DATASET EXCERPT start

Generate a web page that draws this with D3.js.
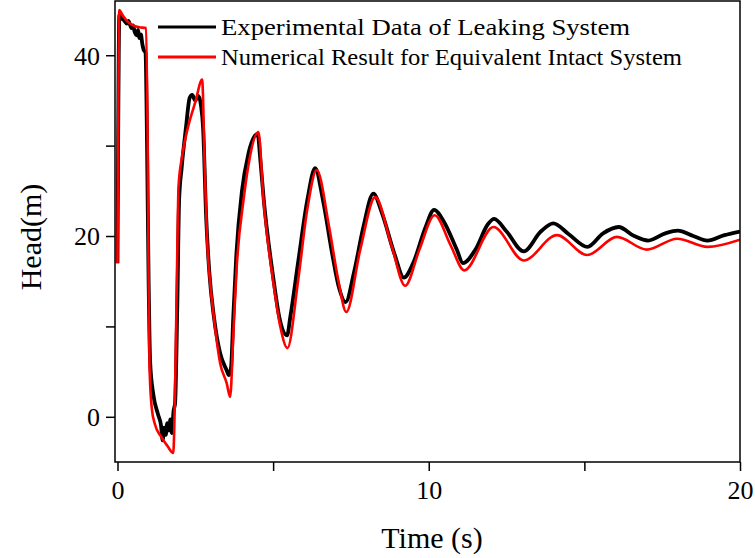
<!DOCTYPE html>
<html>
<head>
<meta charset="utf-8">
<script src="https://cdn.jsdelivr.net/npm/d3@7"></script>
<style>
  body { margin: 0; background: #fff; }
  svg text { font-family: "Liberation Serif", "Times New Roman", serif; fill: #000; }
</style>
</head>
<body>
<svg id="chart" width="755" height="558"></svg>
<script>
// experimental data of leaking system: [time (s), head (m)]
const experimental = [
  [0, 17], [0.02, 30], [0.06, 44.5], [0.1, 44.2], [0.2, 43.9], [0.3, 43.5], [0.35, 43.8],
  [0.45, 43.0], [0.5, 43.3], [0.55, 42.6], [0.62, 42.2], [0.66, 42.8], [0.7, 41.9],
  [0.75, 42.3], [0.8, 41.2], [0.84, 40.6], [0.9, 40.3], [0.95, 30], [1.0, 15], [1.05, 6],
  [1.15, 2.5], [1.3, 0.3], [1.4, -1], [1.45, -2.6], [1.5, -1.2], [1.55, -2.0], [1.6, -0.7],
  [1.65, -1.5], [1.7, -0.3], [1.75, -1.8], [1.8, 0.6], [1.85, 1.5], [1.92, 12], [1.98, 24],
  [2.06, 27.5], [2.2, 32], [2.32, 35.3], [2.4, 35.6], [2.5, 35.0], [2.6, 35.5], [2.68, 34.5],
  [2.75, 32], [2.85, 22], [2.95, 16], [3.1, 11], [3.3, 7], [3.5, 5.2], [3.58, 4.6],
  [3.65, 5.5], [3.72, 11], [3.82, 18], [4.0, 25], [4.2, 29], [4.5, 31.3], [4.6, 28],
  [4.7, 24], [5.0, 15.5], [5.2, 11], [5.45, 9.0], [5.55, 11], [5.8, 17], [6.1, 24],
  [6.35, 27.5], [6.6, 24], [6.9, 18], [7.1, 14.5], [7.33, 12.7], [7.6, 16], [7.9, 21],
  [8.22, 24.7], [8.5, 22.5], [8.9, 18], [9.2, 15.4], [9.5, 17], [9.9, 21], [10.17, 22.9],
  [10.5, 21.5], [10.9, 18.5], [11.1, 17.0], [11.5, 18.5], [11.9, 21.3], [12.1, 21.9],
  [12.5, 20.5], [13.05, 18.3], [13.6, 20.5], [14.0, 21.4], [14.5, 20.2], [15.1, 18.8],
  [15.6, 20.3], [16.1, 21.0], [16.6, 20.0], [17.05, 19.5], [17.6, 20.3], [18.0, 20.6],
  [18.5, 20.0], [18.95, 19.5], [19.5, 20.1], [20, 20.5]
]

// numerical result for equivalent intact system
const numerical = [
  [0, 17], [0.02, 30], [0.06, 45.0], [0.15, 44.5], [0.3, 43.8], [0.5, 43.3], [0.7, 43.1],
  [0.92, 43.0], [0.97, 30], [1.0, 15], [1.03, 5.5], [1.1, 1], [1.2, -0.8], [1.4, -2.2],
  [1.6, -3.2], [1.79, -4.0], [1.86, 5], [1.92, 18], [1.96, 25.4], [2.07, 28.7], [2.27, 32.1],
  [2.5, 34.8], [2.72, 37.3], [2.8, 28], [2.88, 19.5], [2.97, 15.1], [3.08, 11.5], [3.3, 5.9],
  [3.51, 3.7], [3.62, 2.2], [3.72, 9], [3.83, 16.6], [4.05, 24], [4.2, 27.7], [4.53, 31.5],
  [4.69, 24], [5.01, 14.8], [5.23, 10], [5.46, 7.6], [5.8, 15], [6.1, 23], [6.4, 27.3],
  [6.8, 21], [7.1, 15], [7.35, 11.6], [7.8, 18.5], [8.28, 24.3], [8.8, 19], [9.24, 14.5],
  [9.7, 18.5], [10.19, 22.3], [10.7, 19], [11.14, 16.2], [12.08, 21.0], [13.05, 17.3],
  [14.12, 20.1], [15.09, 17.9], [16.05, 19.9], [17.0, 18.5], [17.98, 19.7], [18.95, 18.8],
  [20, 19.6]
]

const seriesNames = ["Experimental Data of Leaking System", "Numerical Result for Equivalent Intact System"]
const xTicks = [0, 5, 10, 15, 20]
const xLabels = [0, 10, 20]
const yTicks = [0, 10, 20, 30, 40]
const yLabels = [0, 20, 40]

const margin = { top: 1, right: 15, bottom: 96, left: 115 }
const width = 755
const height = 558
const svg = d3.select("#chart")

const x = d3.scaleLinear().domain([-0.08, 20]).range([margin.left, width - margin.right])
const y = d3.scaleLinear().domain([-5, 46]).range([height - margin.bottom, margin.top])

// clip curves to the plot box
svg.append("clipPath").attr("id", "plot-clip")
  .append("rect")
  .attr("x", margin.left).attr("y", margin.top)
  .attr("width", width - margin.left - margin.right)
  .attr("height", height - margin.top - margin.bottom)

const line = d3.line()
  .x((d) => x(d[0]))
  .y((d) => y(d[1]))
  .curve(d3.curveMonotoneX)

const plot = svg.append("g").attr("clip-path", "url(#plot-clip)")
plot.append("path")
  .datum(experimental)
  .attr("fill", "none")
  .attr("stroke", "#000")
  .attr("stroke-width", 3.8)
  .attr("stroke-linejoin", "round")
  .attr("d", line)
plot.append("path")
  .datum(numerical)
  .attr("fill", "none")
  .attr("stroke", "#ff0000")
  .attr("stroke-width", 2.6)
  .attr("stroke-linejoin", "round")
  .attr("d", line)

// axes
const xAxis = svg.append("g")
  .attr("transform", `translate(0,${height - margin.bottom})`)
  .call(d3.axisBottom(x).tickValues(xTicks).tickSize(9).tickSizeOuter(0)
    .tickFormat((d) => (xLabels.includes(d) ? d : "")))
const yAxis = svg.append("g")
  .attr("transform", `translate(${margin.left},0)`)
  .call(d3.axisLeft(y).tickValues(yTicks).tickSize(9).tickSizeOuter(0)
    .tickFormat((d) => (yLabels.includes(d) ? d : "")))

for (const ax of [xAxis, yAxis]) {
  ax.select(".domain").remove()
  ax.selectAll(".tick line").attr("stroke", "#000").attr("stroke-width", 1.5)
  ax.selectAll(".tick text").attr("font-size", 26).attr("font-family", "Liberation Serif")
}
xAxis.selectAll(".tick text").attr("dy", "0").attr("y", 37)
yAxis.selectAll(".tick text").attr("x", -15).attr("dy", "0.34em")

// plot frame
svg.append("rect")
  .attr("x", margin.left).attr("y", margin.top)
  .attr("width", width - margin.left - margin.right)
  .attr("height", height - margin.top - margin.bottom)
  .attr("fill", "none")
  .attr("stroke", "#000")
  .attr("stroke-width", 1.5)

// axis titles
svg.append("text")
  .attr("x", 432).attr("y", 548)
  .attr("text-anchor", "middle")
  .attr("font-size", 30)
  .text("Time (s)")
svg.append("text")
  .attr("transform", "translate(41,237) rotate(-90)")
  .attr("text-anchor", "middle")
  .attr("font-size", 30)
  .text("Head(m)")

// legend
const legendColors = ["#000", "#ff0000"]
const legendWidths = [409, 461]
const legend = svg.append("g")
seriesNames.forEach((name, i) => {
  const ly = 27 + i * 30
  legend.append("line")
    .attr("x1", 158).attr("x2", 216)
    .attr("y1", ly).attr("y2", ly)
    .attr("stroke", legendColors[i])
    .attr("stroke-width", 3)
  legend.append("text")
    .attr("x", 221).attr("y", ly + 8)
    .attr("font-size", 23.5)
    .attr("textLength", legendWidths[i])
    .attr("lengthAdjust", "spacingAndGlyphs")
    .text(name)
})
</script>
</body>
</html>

DATASET EXCERPT end

> DIRECTIVE
Retype the listing exactly. Pictures do not belong in the copy.

> SOLUTION FOR THIS TASK
Generate a web page that draws this with D3.js.
<!DOCTYPE html>
<html>
<head>
<meta charset="utf-8">
<script src="https://cdn.jsdelivr.net/npm/d3@7"></script>
<style>
  body { margin: 0; background: #fff; }
  svg text { font-family: "Liberation Serif", "Times New Roman", serif; fill: #000; }
</style>
</head>
<body>
<svg id="chart" width="755" height="558"></svg>
<script>
// experimental data of leaking system: [time (s), head (m)]
const experimental = [
  [0, 17], [0.02, 30], [0.06, 44.5], [0.1, 44.2], [0.2, 43.9], [0.3, 43.5], [0.35, 43.8],
  [0.45, 43.0], [0.5, 43.3], [0.55, 42.6], [0.62, 42.2], [0.66, 42.8], [0.7, 41.9],
  [0.75, 42.3], [0.8, 41.2], [0.84, 40.6], [0.9, 40.3], [0.95, 30], [1.0, 15], [1.05, 6],
  [1.15, 2.5], [1.3, 0.3], [1.4, -1], [1.45, -2.6], [1.5, -1.2], [1.55, -2.0], [1.6, -0.7],
  [1.65, -1.5], [1.7, -0.3], [1.75, -1.8], [1.8, 0.6], [1.85, 1.5], [1.92, 12], [1.98, 24],
  [2.06, 27.5], [2.2, 32], [2.32, 35.3], [2.4, 35.6], [2.5, 35.0], [2.6, 35.5], [2.68, 34.5],
  [2.75, 32], [2.85, 22], [2.95, 16], [3.1, 11], [3.3, 7], [3.5, 5.2], [3.58, 4.6],
  [3.65, 5.5], [3.72, 11], [3.82, 18], [4.0, 25], [4.2, 29], [4.5, 31.3], [4.6, 28],
  [4.7, 24], [5.0, 15.5], [5.2, 11], [5.45, 9.0], [5.55, 11], [5.8, 17], [6.1, 24],
  [6.35, 27.5], [6.6, 24], [6.9, 18], [7.1, 14.5], [7.33, 12.7], [7.6, 16], [7.9, 21],
  [8.22, 24.7], [8.5, 22.5], [8.9, 18], [9.2, 15.4], [9.5, 17], [9.9, 21], [10.17, 22.9],
  [10.5, 21.5], [10.9, 18.5], [11.1, 17.0], [11.5, 18.5], [11.9, 21.3], [12.1, 21.9],
  [12.5, 20.5], [13.05, 18.3], [13.6, 20.5], [14.0, 21.4], [14.5, 20.2], [15.1, 18.8],
  [15.6, 20.3], [16.1, 21.0], [16.6, 20.0], [17.05, 19.5], [17.6, 20.3], [18.0, 20.6],
  [18.5, 20.0], [18.95, 19.5], [19.5, 20.1], [20, 20.5]
]

// numerical result for equivalent intact system
const numerical = [
  [0, 17], [0.02, 30], [0.06, 45.0], [0.15, 44.5], [0.3, 43.8], [0.5, 43.3], [0.7, 43.1],
  [0.92, 43.0], [0.97, 30], [1.0, 15], [1.03, 5.5], [1.1, 1], [1.2, -0.8], [1.4, -2.2],
  [1.6, -3.2], [1.79, -4.0], [1.86, 5], [1.92, 18], [1.96, 25.4], [2.07, 28.7], [2.27, 32.1],
  [2.5, 34.8], [2.72, 37.3], [2.8, 28], [2.88, 19.5], [2.97, 15.1], [3.08, 11.5], [3.3, 5.9],
  [3.51, 3.7], [3.62, 2.2], [3.72, 9], [3.83, 16.6], [4.05, 24], [4.2, 27.7], [4.53, 31.5],
  [4.69, 24], [5.01, 14.8], [5.23, 10], [5.46, 7.6], [5.8, 15], [6.1, 23], [6.4, 27.3],
  [6.8, 21], [7.1, 15], [7.35, 11.6], [7.8, 18.5], [8.28, 24.3], [8.8, 19], [9.24, 14.5],
  [9.7, 18.5], [10.19, 22.3], [10.7, 19], [11.14, 16.2], [12.08, 21.0], [13.05, 17.3],
  [14.12, 20.1], [15.09, 17.9], [16.05, 19.9], [17.0, 18.5], [17.98, 19.7], [18.95, 18.8],
  [20, 19.6]
]

const seriesNames = ["Experimental Data of Leaking System", "Numerical Result for Equivalent Intact System"]
const xTicks = [0, 5, 10, 15, 20]
const xLabels = [0, 10, 20]
const yTicks = [0, 10, 20, 30, 40]
const yLabels = [0, 20, 40]

const margin = { top: 1, right: 15, bottom: 96, left: 115 }
const width = 755
const height = 558
const svg = d3.select("#chart")

const x = d3.scaleLinear().domain([-0.08, 20]).range([margin.left, width - margin.right])
const y = d3.scaleLinear().domain([-5, 46]).range([height - margin.bottom, margin.top])

// clip curves to the plot box
svg.append("clipPath").attr("id", "plot-clip")
  .append("rect")
  .attr("x", margin.left).attr("y", margin.top)
  .attr("width", width - margin.left - margin.right)
  .attr("height", height - margin.top - margin.bottom)

const line = d3.line()
  .x((d) => x(d[0]))
  .y((d) => y(d[1]))
  .curve(d3.curveMonotoneX)

const plot = svg.append("g").attr("clip-path", "url(#plot-clip)")
plot.append("path")
  .datum(experimental)
  .attr("fill", "none")
  .attr("stroke", "#000")
  .attr("stroke-width", 3.8)
  .attr("stroke-linejoin", "round")
  .attr("d", line)
plot.append("path")
  .datum(numerical)
  .attr("fill", "none")
  .attr("stroke", "#ff0000")
  .attr("stroke-width", 2.6)
  .attr("stroke-linejoin", "round")
  .attr("d", line)

// axes
const xAxis = svg.append("g")
  .attr("transform", `translate(0,${height - margin.bottom})`)
  .call(d3.axisBottom(x).tickValues(xTicks).tickSize(9).tickSizeOuter(0)
    .tickFormat((d) => (xLabels.includes(d) ? d : "")))
const yAxis = svg.append("g")
  .attr("transform", `translate(${margin.left},0)`)
  .call(d3.axisLeft(y).tickValues(yTicks).tickSize(9).tickSizeOuter(0)
    .tickFormat((d) => (yLabels.includes(d) ? d : "")))

for (const ax of [xAxis, yAxis]) {
  ax.select(".domain").remove()
  ax.selectAll(".tick line").attr("stroke", "#000").attr("stroke-width", 1.5)
  ax.selectAll(".tick text").attr("font-size", 26).attr("font-family", "Liberation Serif")
}
xAxis.selectAll(".tick text").attr("dy", "0").attr("y", 37)
yAxis.selectAll(".tick text").attr("x", -15).attr("dy", "0.34em")

// plot frame
svg.append("rect")
  .attr("x", margin.left).attr("y", margin.top)
  .attr("width", width - margin.left - margin.right)
  .attr("height", height - margin.top - margin.bottom)
  .attr("fill", "none")
  .attr("stroke", "#000")
  .attr("stroke-width", 1.5)

// axis titles
svg.append("text")
  .attr("x", 432).attr("y", 548)
  .attr("text-anchor", "middle")
  .attr("font-size", 30)
  .text("Time (s)")
svg.append("text")
  .attr("transform", "translate(41,237) rotate(-90)")
  .attr("text-anchor", "middle")
  .attr("font-size", 30)
  .text("Head(m)")

// legend
const legendColors = ["#000", "#ff0000"]
const legendWidths = [409, 461]
const legend = svg.append("g")
seriesNames.forEach((name, i) => {
  const ly = 27 + i * 30
  legend.append("line")
    .attr("x1", 158).attr("x2", 216)
    .attr("y1", ly).attr("y2", ly)
    .attr("stroke", legendColors[i])
    .attr("stroke-width", 3)
  legend.append("text")
    .attr("x", 221).attr("y", ly + 8)
    .attr("font-size", 23.5)
    .attr("textLength", legendWidths[i])
    .attr("lengthAdjust", "spacingAndGlyphs")
    .text(name)
})
</script>
</body>
</html>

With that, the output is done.